- Spencerville Location within the state of Oklahoma Spencerville Spencerville (the United States)
- Coordinates: 34°08′32″N 95°21′30″W﻿ / ﻿34.14222°N 95.35833°W
- Country: United States
- State: Oklahoma
- County: Choctaw
- Time zone: UTC-6 (Central (CST))
- • Summer (DST): UTC-5 (CDT)
- ZIP code: 74760
- GNIS feature ID: 1098356

= Spencerville, Oklahoma =

Unincorporated community in Oklahoma, US

Spencerville is an unincorporated community in northern Choctaw County, Oklahoma, United States. It is 12 miles northeast of Hugo, adjacent to the Pushmataha County border. The improved Ft. Smith to Ft. Towson military road of 1839 ran north–south through Spencerville after crossing the "Seven Devils" on its way southeast to Doaksville. This wagon road was heavily used by the U.S. Army from 1839 to 1848, especially during the war with Mexico.

Spencerville, named for U.S. Secretary of War John C. Spencer, was home to Spencer Academy, a Choctaw Nation boarding school for boys. The trace of the military road today serves as the access road from Spencerville 1/4 mile north to the site of old Spencer Academy. A large Oklahoma Historical Society marker identifies the site.

Spencer Academy was opened in January 1844. It was here that Negro freedman "Uncle" Wallace Willis composed “Swing Low, Sweet Chariot”. He was inspired by the Red River which reminded him of the Jordan and of the Prophet Elijah being taken to heaven by a chariot. Spencer Academy was operated on behalf of the Choctaw Indians by the Presbyterian Board of Missions.

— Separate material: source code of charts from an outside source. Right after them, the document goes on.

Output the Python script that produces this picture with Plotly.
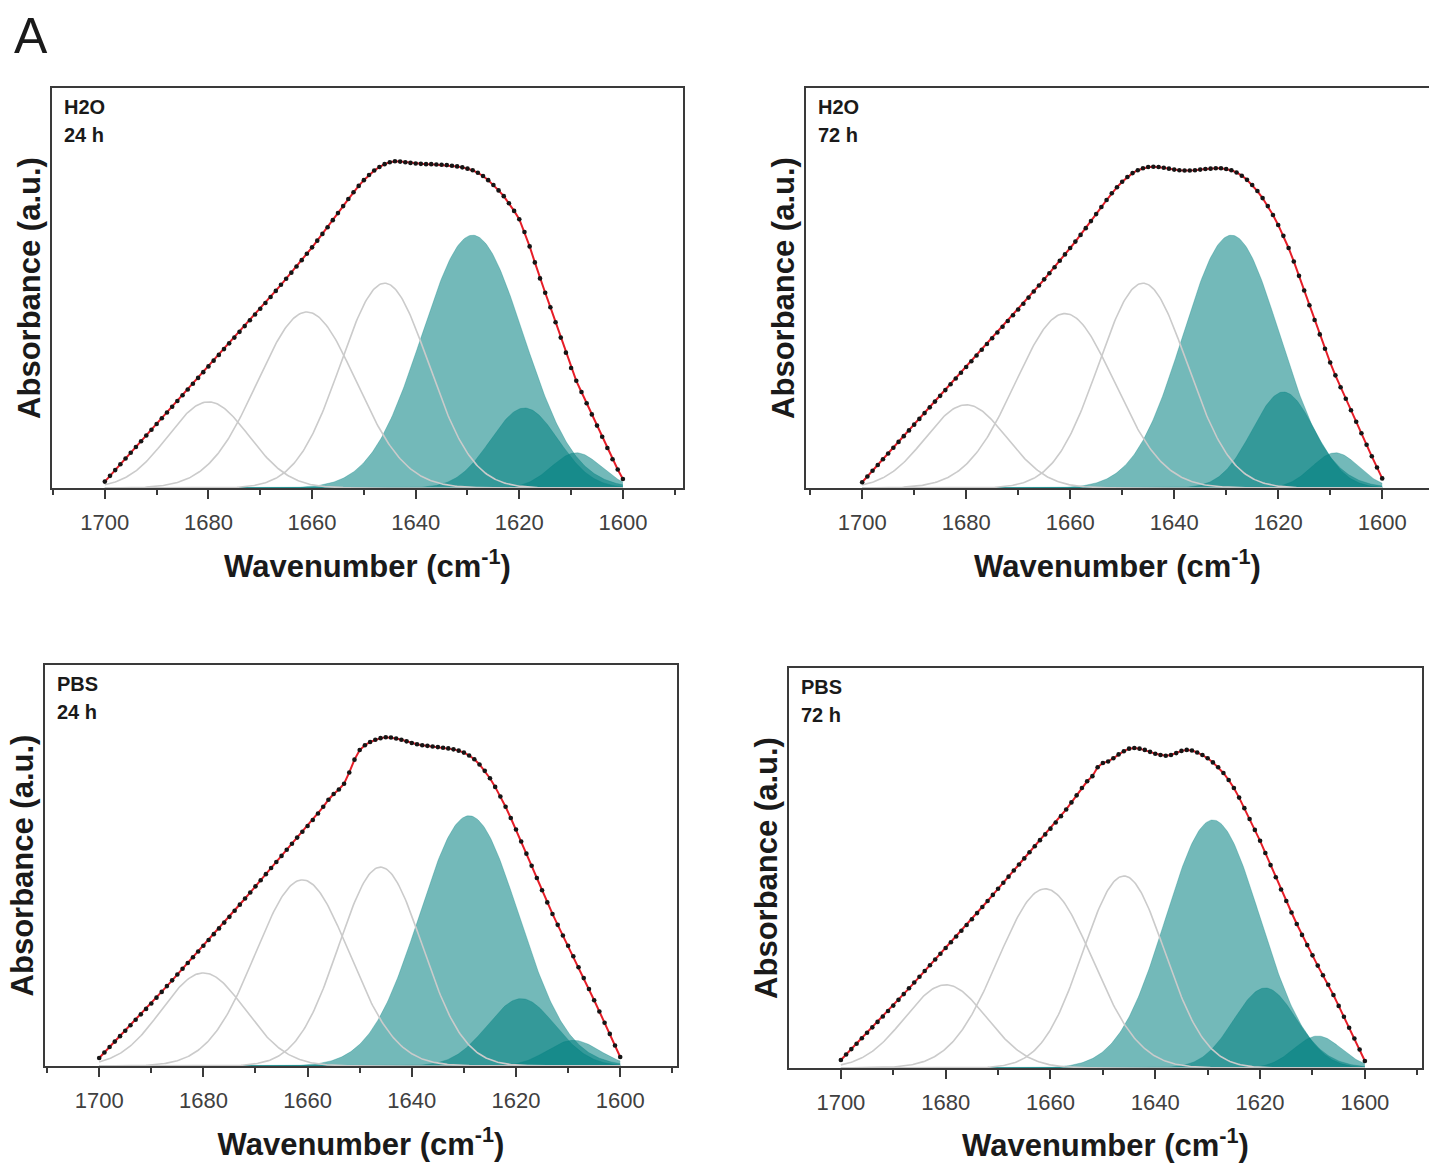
import numpy as np
import plotly.graph_objects as go

W, H = 1429, 1163

# ---------------- data ----------------
wavenumber = list(range(1700, 1599, -1))  # 1700 ... 1600 (cm-1)

# measured spectra (a.u.), one value per cm-1 from 1700 down to 1600
spec_h2o_24 = [
    0.020, 0.038, 0.056, 0.074, 0.092, 0.110, 0.128, 0.146, 0.164, 0.182,
    0.200, 0.218, 0.236, 0.254, 0.272, 0.290, 0.308, 0.326, 0.344, 0.362,
    0.380, 0.398, 0.416, 0.434, 0.452, 0.470, 0.488, 0.506, 0.524, 0.542,
    0.560, 0.578, 0.597, 0.616, 0.635, 0.654, 0.673, 0.692, 0.712, 0.732,
    0.752, 0.773, 0.794, 0.815, 0.837, 0.859, 0.881, 0.903, 0.924, 0.944,
    0.962, 0.978, 0.992, 1.003, 1.012, 1.018, 1.021, 1.020, 1.018, 1.016,
    1.014, 1.013, 1.012, 1.012, 1.011, 1.010, 1.009, 1.007, 1.005, 1.002,
    0.998, 0.993, 0.985, 0.975, 0.962, 0.947, 0.930, 0.912, 0.890, 0.866,
    0.840, 0.800, 0.755, 0.705, 0.655, 0.610, 0.565, 0.518, 0.470, 0.423,
    0.375, 0.335, 0.300, 0.265, 0.230, 0.195, 0.160, 0.125, 0.090, 0.058,
    0.028]
spec_h2o_72 = [
    0.018, 0.036, 0.054, 0.072, 0.090, 0.108, 0.126, 0.144, 0.162, 0.180,
    0.198, 0.216, 0.234, 0.252, 0.270, 0.288, 0.306, 0.324, 0.342, 0.360,
    0.378, 0.396, 0.414, 0.432, 0.450, 0.468, 0.486, 0.504, 0.522, 0.540,
    0.558, 0.576, 0.595, 0.614, 0.633, 0.652, 0.671, 0.690, 0.710, 0.730,
    0.750, 0.770, 0.791, 0.812, 0.834, 0.856, 0.878, 0.900, 0.921, 0.940,
    0.957, 0.972, 0.984, 0.993, 0.999, 1.003, 1.004, 1.003, 1.001, 0.998,
    0.995, 0.993, 0.992, 0.992, 0.993, 0.995, 0.997, 0.998, 0.999, 0.999,
    0.997, 0.993, 0.986, 0.976, 0.963, 0.947, 0.928, 0.906, 0.881, 0.853,
    0.822, 0.788, 0.750, 0.708, 0.663, 0.617, 0.571, 0.525, 0.480, 0.435,
    0.392, 0.352, 0.315, 0.279, 0.243, 0.207, 0.171, 0.135, 0.099, 0.064,
    0.030]
spec_pbs_24 = [
    0.025, 0.042, 0.059, 0.076, 0.093, 0.110, 0.127, 0.144, 0.161, 0.178,
    0.195, 0.213, 0.231, 0.249, 0.267, 0.285, 0.303, 0.321, 0.339, 0.357,
    0.375, 0.393, 0.411, 0.429, 0.447, 0.465, 0.484, 0.503, 0.522, 0.541,
    0.560, 0.579, 0.598, 0.617, 0.636, 0.655, 0.674, 0.693, 0.712, 0.730,
    0.748, 0.767, 0.787, 0.808, 0.830, 0.848, 0.862, 0.880, 0.915, 0.955,
    0.985, 1.000, 1.010, 1.017, 1.022, 1.025, 1.024, 1.021, 1.017, 1.012,
    1.007, 1.003, 1.000, 0.998, 0.996, 0.994, 0.992, 0.990, 0.987, 0.983,
    0.977, 0.968, 0.956, 0.940, 0.920, 0.897, 0.870, 0.840, 0.808, 0.773,
    0.737, 0.700, 0.662, 0.624, 0.586, 0.548, 0.510, 0.474, 0.440, 0.407,
    0.375, 0.342, 0.308, 0.274, 0.240, 0.205, 0.170, 0.135, 0.100, 0.064,
    0.028]
spec_pbs_72 = [
    0.025, 0.042, 0.059, 0.076, 0.093, 0.110, 0.127, 0.144, 0.161, 0.178,
    0.195, 0.213, 0.231, 0.249, 0.267, 0.285, 0.303, 0.321, 0.339, 0.357,
    0.375, 0.393, 0.411, 0.429, 0.447, 0.465, 0.484, 0.503, 0.522, 0.541,
    0.560, 0.579, 0.598, 0.617, 0.636, 0.655, 0.674, 0.693, 0.712, 0.730,
    0.748, 0.767, 0.787, 0.808, 0.830, 0.852, 0.875, 0.896, 0.912, 0.940,
    0.953, 0.958, 0.968, 0.980, 0.990, 0.998, 1.000, 0.998, 0.994, 0.988,
    0.982, 0.978, 0.976, 0.978, 0.984, 0.991, 0.994, 0.992, 0.986, 0.978,
    0.968, 0.955, 0.940, 0.922, 0.900, 0.875, 0.845, 0.812, 0.778, 0.744,
    0.710, 0.672, 0.634, 0.596, 0.558, 0.522, 0.486, 0.450, 0.416, 0.384,
    0.352, 0.320, 0.290, 0.260, 0.228, 0.194, 0.160, 0.126, 0.092, 0.058,
    0.022]

# fitted Gaussian components: centre (cm-1), height (a.u.), sigma (cm-1)
peak_centres = [1680, 1661, 1646, 1629, 1619, 1609]
heights_h2o_24 = [0.269, 0.550, 0.640, 0.790, 0.250, 0.110]
sigmas_h2o_24 = [7.8, 9.5, 8.5, 9.8, 6.5, 4.8]
heights_h2o_72 = [0.260, 0.545, 0.640, 0.790, 0.300, 0.110]
sigmas_h2o_72 = [7.8, 9.5, 8.5, 9.3, 6.0, 4.5]
heights_pbs_24 = [0.290, 0.580, 0.620, 0.780, 0.210, 0.080]
sigmas_pbs_24 = [8.0, 9.0, 8.0, 9.5, 6.5, 5.0]
heights_pbs_72 = [0.260, 0.560, 0.600, 0.775, 0.250, 0.100]
sigmas_pbs_72 = [7.8, 9.0, 7.8, 9.0, 6.0, 4.5]

panel_solvent = ["H2O", "H2O", "PBS", "PBS"]
panel_time = ["24 h", "72 h", "24 h", "72 h"]
tick_values = [1700, 1680, 1660, 1640, 1620, 1600]
tick_labels = ["1700", "1680", "1660", "1640", "1620", "1600"]

spectra = [spec_h2o_24, spec_h2o_72, spec_pbs_24, spec_pbs_72]
heights = [heights_h2o_24, heights_h2o_72, heights_pbs_24, heights_pbs_72]
sigmas = [sigmas_h2o_24, sigmas_h2o_72, sigmas_pbs_24, sigmas_pbs_72]

# ---------------- layout geometry (pixels) ----------------
# (left, right, top, bottom, x_left_value, x_right_value, mirror_y)
panels = [
    (52, 683, 88, 488, 1710.2, 1588.4, True),
    (806, 1429, 88, 488, 1710.8, 1591.0, False),
    (45, 677, 665, 1066, 1710.4, 1589.1, True),
    (789, 1422, 668, 1068, 1709.9, 1589.1, True),
]

fill_col = "rgba(0,128,128,0.55)"
gray = "rgb(203,203,203)"
axis_col = "#3a3a3a"
font_main = "Liberation Sans, Arial, sans-serif"

fig = go.Figure()
xg = np.linspace(1700, 1600, 401)

for i, (l, r, t, b, xl, xr, mir) in enumerate(panels):
    n = i + 1
    xa = "x" if n == 1 else f"x{n}"
    ya = "y" if n == 1 else f"y{n}"
    # filled components (beta-sheet region)
    for k in (3, 4, 5):
        yk = heights[i][k] * np.exp(-((xg - peak_centres[k]) ** 2) / (2 * sigmas[i][k] ** 2))
        fig.add_trace(go.Scatter(x=xg, y=yk, mode="lines", fill="tozeroy",
                                 fillcolor=fill_col,
                                 line=dict(color="rgba(0,128,128,0.3)", width=1),
                                 xaxis=xa, yaxis=ya, showlegend=False, hoverinfo="skip"))
    # outline components
    for k in (0, 1, 2):
        yk = heights[i][k] * np.exp(-((xg - peak_centres[k]) ** 2) / (2 * sigmas[i][k] ** 2))
        fig.add_trace(go.Scatter(x=xg, y=yk, mode="lines",
                                 line=dict(color=gray, width=1.6),
                                 xaxis=xa, yaxis=ya, showlegend=False, hoverinfo="skip"))
    # spectrum: red fit line + black data points
    fig.add_trace(go.Scatter(x=wavenumber, y=spectra[i], mode="lines",
                             line=dict(color="rgb(230,30,40)", width=2),
                             xaxis=xa, yaxis=ya, showlegend=False))
    fig.add_trace(go.Scatter(x=wavenumber, y=spectra[i], mode="markers",
                             marker=dict(color="#151515", size=4.6),
                             xaxis=xa, yaxis=ya, showlegend=False))

    xdom = [l / W, r / W]
    ydom = [1 - b / H, 1 - t / H]
    xkey = "xaxis" if n == 1 else f"xaxis{n}"
    ykey = "yaxis" if n == 1 else f"yaxis{n}"
    fig.update_layout(**{
        xkey: dict(domain=xdom, range=[xl, xr], anchor=ya,
                   showline=True, linecolor=axis_col, linewidth=2, mirror=True,
                   ticks="outside", ticklen=9, tickwidth=1.5, tickcolor=axis_col,
                   tickvals=tick_values, ticktext=tick_labels,
                   ticklabelstandoff=5,
                   minor=dict(dtick=10, tick0=1600, ticks="outside", ticklen=5,
                              tickwidth=1.5, tickcolor=axis_col),
                   tickfont=dict(family=font_main, size=22, color="#404040"),
                   showgrid=False, zeroline=False,
                   title=dict(text="Wavenumber (cm<sup>-1</sup>)",
                              font=dict(family=font_main, size=31, color="#1a1a1a",
                                        weight="bold"),
                              standoff=21)),
        ykey: dict(domain=ydom, range=[0, 1.25], anchor=xa,
                   showline=True, linecolor=axis_col, linewidth=2, mirror=mir,
                   showticklabels=False, ticks="", showgrid=False, zeroline=False,
                   title=dict(text="Absorbance (a.u.)",
                              font=dict(family=font_main, size=31, color="#1a1a1a",
                                        weight="bold"),
                              standoff=0)),
    })
    fig.add_annotation(x=(l + 10) / W, y=1 - (t + 19) / H, xref="paper", yref="paper",
                       text=panel_solvent[i], showarrow=False,
                       xanchor="left", yanchor="middle",
                       font=dict(family=font_main, size=20, color="#1a1a1a", weight="bold"))
    fig.add_annotation(x=(l + 10) / W, y=1 - (t + 47) / H, xref="paper", yref="paper",
                       text=panel_time[i], showarrow=False,
                       xanchor="left", yanchor="middle",
                       font=dict(family=font_main, size=20, color="#1a1a1a", weight="bold"))

fig.add_annotation(x=31 / W, y=1 - 36 / H, xref="paper", yref="paper", text="A",
                   showarrow=False, xanchor="center", yanchor="middle",
                   font=dict(family=font_main, size=50, color="#1a1a1a"))

fig.update_layout(width=W, height=H, margin=dict(l=0, r=0, t=0, b=0),
                  paper_bgcolor="white", plot_bgcolor="white")

fig.write_html("out.html", config={"displayModeBar": False},
               post_script="document.body.style.margin='0';document.body.style.overflow='hidden';")
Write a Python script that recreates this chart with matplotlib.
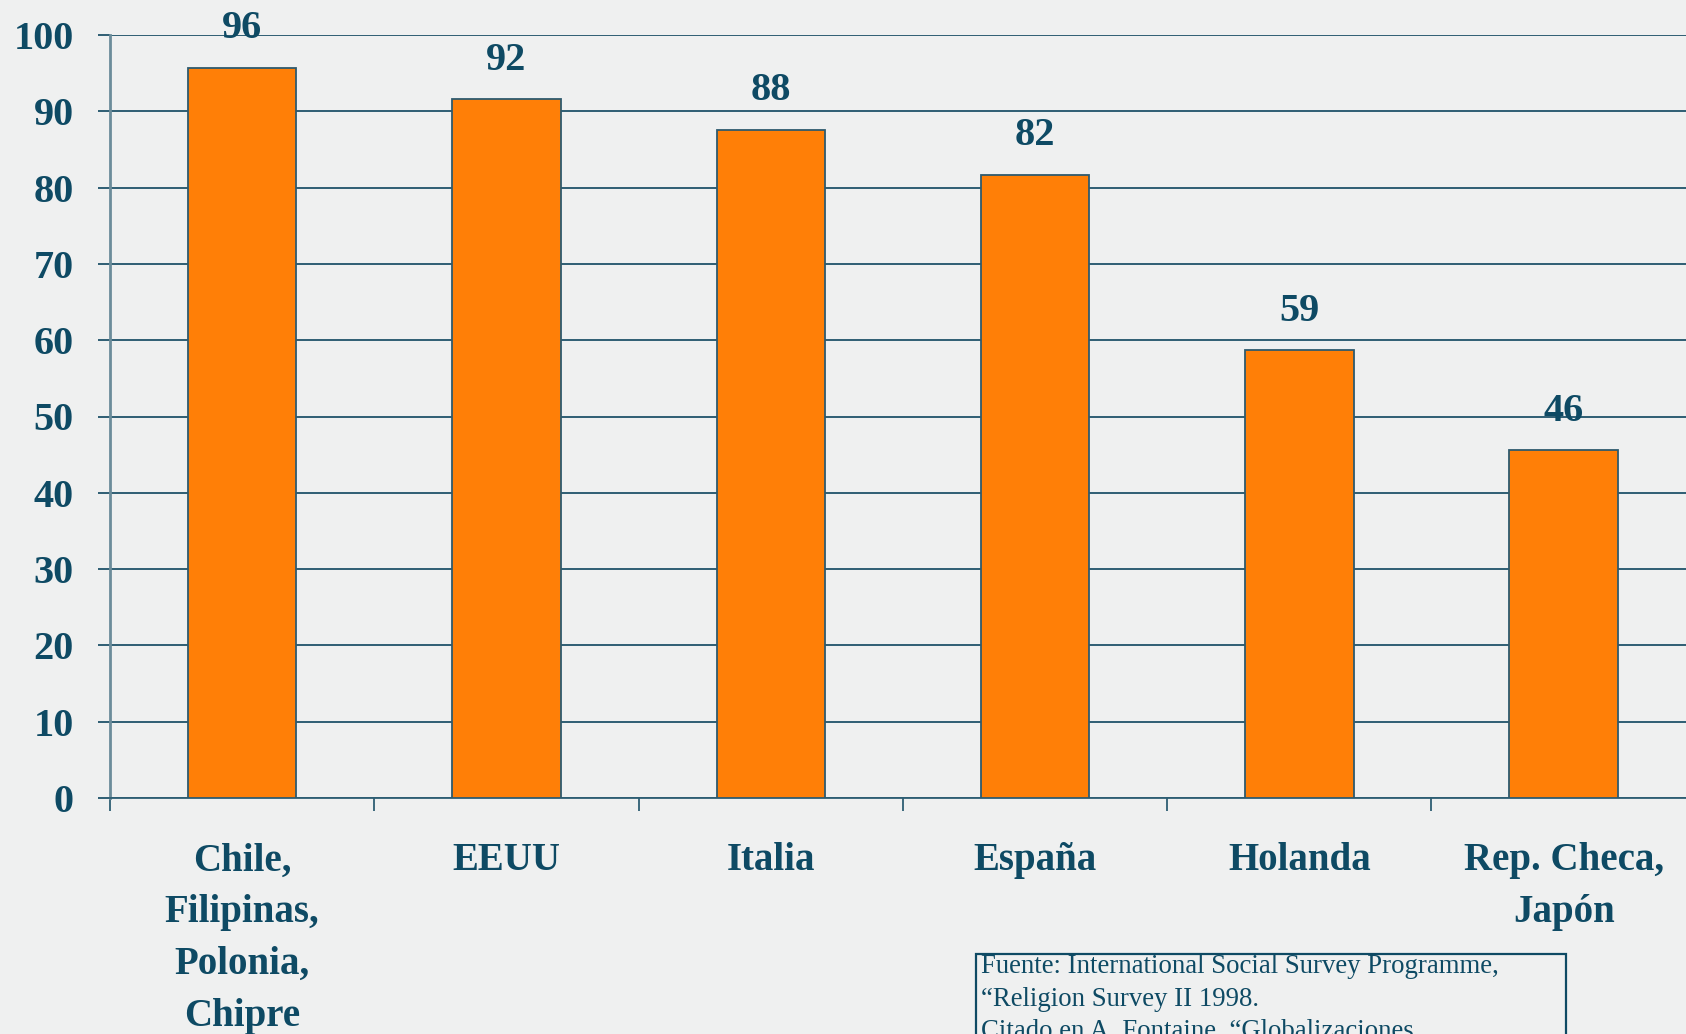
import numpy as np
import matplotlib
matplotlib.use("Agg")
import matplotlib.pyplot as plt
from matplotlib.patches import Rectangle

# datos
categorias = ["Chile,\nFilipinas,\nPolonia,\nChipre", "EEUU", "Italia",
              "España", "Holanda", "Rep. Checa,\nJapón"]
valores = [95.7, 91.6, 87.6, 81.7, 58.7, 45.6]
etiquetas = ["96", "92", "88", "82", "59", "46"]
yticks = list(range(0, 101, 10))
fuente = ("Fuente: International Social Survey Programme,\n"
          "\u201cReligion Survey II 1998.\n"
          "Citado en A. Fontaine, \u201cGlobalizaciones")

fondo = "#EFF0F0"
naranja = "#FF7F07"
azul = "#0E4A64"
rejilla = "#2E5E73"

plt.rcParams["font.family"] = ["Liberation Serif", "DejaVu Serif"]

W, H = 1686, 1034
fig = plt.figure(figsize=(W / 100, H / 100), dpi=100, facecolor=fondo)
ax = fig.add_axes([110 / W, 1 - 798 / H, 1 - 110 / W, (798 - 35) / H])
ax.set_facecolor(fondo)

x = np.arange(len(categorias))
ax.bar(x, valores, width=0.41, color=naranja, edgecolor="#2E5A6E", linewidth=1.3, zorder=3)

for xi, v, t in zip(x, valores, etiquetas):
    ax.annotate(t, (xi, v), xytext=(0, 28), textcoords="offset points",
                ha="center", va="center", fontsize=29, fontweight="bold", color=azul)

ax.set_ylim(0, 100)
ax.set_xlim(-0.5, 5.463)
ax.set_yticks(yticks)
ax.set_yticklabels([str(t) for t in yticks], fontsize=29, fontweight="bold", color=azul)
ax.yaxis.grid(True, color=rejilla, linewidth=1.4, zorder=0)
ax.tick_params(axis="y", length=9, width=1.4, color=rejilla, pad=17)

ax.set_xticks(np.arange(-0.5, 5.5, 1.0))
ax.set_xticklabels([])
ax.tick_params(axis="x", which="major", length=9, width=1.3, color=rejilla)
ax.set_xticks(x, minor=True)
ax.set_xticklabels(categorias, minor=True, fontsize=28, fontweight="bold",
                   color=azul, linespacing=1.53, va="top")
ax.tick_params(axis="x", which="minor", length=0, pad=32)

for s in ["top", "right"]:
    ax.spines[s].set_visible(False)
ax.spines["left"].set_color("#6B8C9A")
ax.spines["left"].set_linewidth(2)
ax.spines["bottom"].set_color(rejilla)
ax.spines["bottom"].set_linewidth(1.3)

# recuadro de la fuente (sale por abajo de la figura)
fig.patches.append(Rectangle((976 / W, -0.05), (1566 - 976) / W, 0.05 + 1 - 954 / H,
                             transform=fig.transFigure, facecolor="none",
                             edgecolor=azul, linewidth=1.6))
fig.text(981 / W, 1 - 954 / H, fuente, ha="left", va="top", fontsize=19.3,
         color=azul, linespacing=1.4)

fig.savefig("out.png", dpi=100, facecolor=fondo)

Prior to Oklahoma's statehood Spencerville was in Towson County, Choctaw Nation—but was very close to the boundary with Cedar County. A United States post office operated at Spencerville, Indian Territory, from January 22, 1844, to July 22, 1847, and was established again on May 17, 1902. The community and its post offices took their name from the academy. The academy later relocated to Nelson, several miles to the west.